Another side of crowd is , when we are among crowd we feel safe… a sense of invincible power. Some time you get hypnotised by price changes, tv commentaries etc. These are crowd behaviour you need to avoid.

Ok this is a petty much platform for behavioural finance, how do we manage such illusions and emotions then.

Rules and tools that doesn’t fool you

Future is uncertain, never completely reveal to us. We have to accept choices either investing or speculating. Investor knows everything he needs to know while putting a money. He built margin of safety to his calculation to eliminate fringes if any of uncertainty. On other hand a speculator doesn’t have the advantage of investor but has some knowledge about what determines the outcome of his activity. It’s the application of intellectual examination and analysis of uncertain future.

Successful investing is combination of investing and speculating skills. Speculation is a forethought and demands reasons for decision making. He thinks before acts! Even investment god Warren Buffett is 60% investor and 40% speculator. Now we can correlate when we don’t get answers to many checklist questions , yet we have to take a decision and move on.

Speculation does require a PLAN. Plan is a method need to be worked out before hand before accomplishment of objective, not to think and act simultaneously.
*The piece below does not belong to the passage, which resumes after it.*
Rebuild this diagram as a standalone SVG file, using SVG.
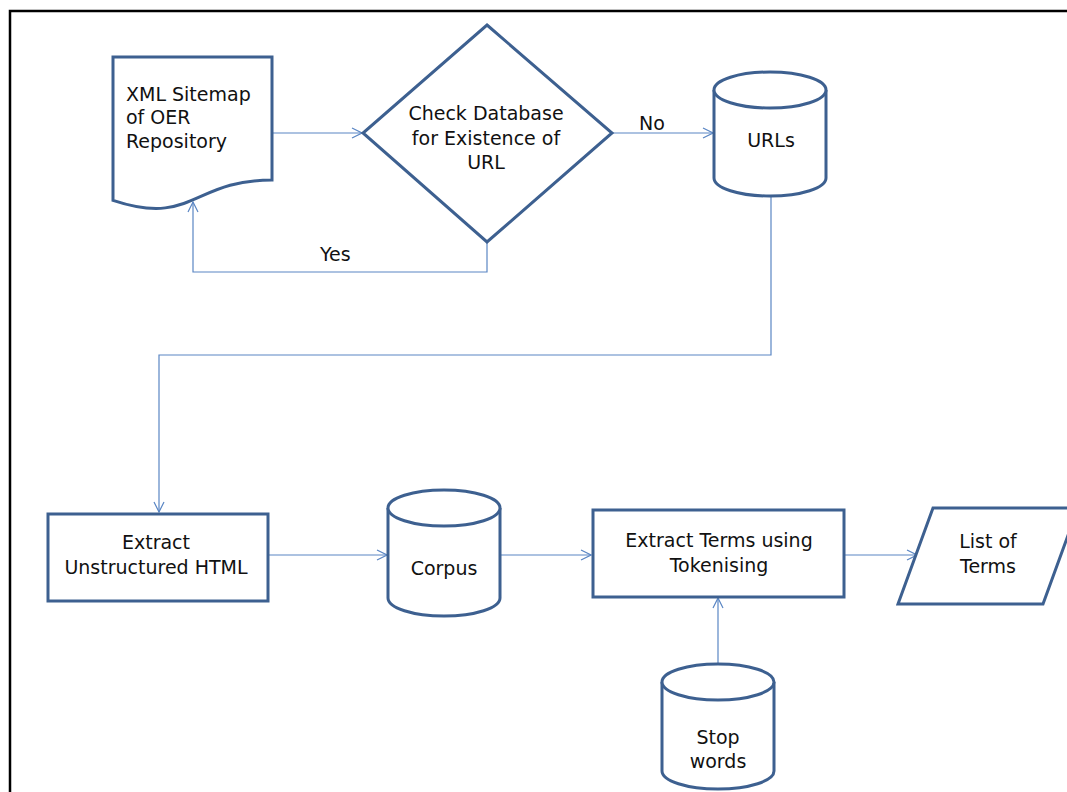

Without a plan either you are bettor or gambler.

To make an effective decision making in investing process is 1. decide what type of participant are you going to be - investor or speculator? 2. Select a method of analysis 3. develop rules 4. establish controls 5. formulate a plan.

To me if some one asks a plan, this is what I think.

If I don’t have a plan in hand then I haven’t thought things out ahead of time. And by default I am betting and gambling. Both of these involve ego that means I am personalising market. Without a mental effort and plan my conscious is out of control, emotions are ruling me and I am part of crowd who are making emotional decisions.